My husband makes me better. He lifts me up when I fall. And let’s not forget that threefold cord. In my mind, the three strands of that cord are Daddy, Mama, and children. There is a sweet contentment found in being a strand in that cord.

When I became a wife and a mother, I gave up dissatisfaction to become completely satisfied.

5. Emptiness-  Solomon was the wisest man that ever lived, apart from our Lord. In the book of Ecclesiastes, he proclaimed that all is vanity. In other words, all is emptiness. However, when all had been said and done, this was his conclusion.

Ecclesiastes 12:13-14
“The end of the matter; all has been heard. Fear God and keep his commandments, for this is the whole duty of man. For God will bring every deed into judgment, with every secret thing, whether good or evil.” 

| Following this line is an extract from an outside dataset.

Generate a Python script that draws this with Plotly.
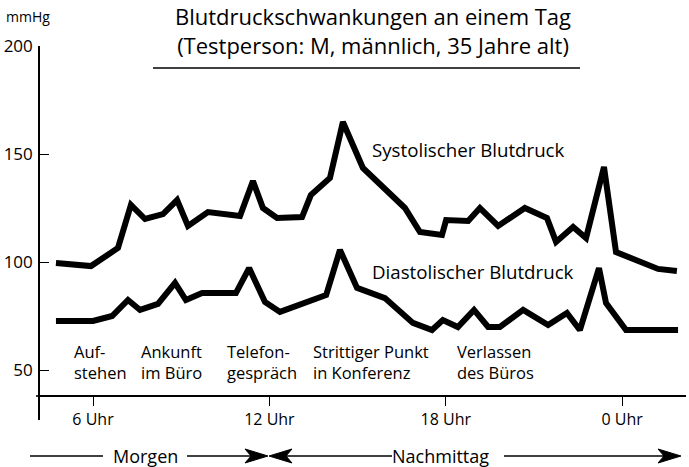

Can I be obedient to God without being a wife and mother? Absolutely. Does having a mate that loves God as much as I do, and having children I want to go to heaven make this task easier? Absolutely. I am filled with the responsibility to ensure my entire family lives in a way that is pleasing to our Heavenly Father.

When I became a wife and mother, I gave up emptiness to become filled to overflowing.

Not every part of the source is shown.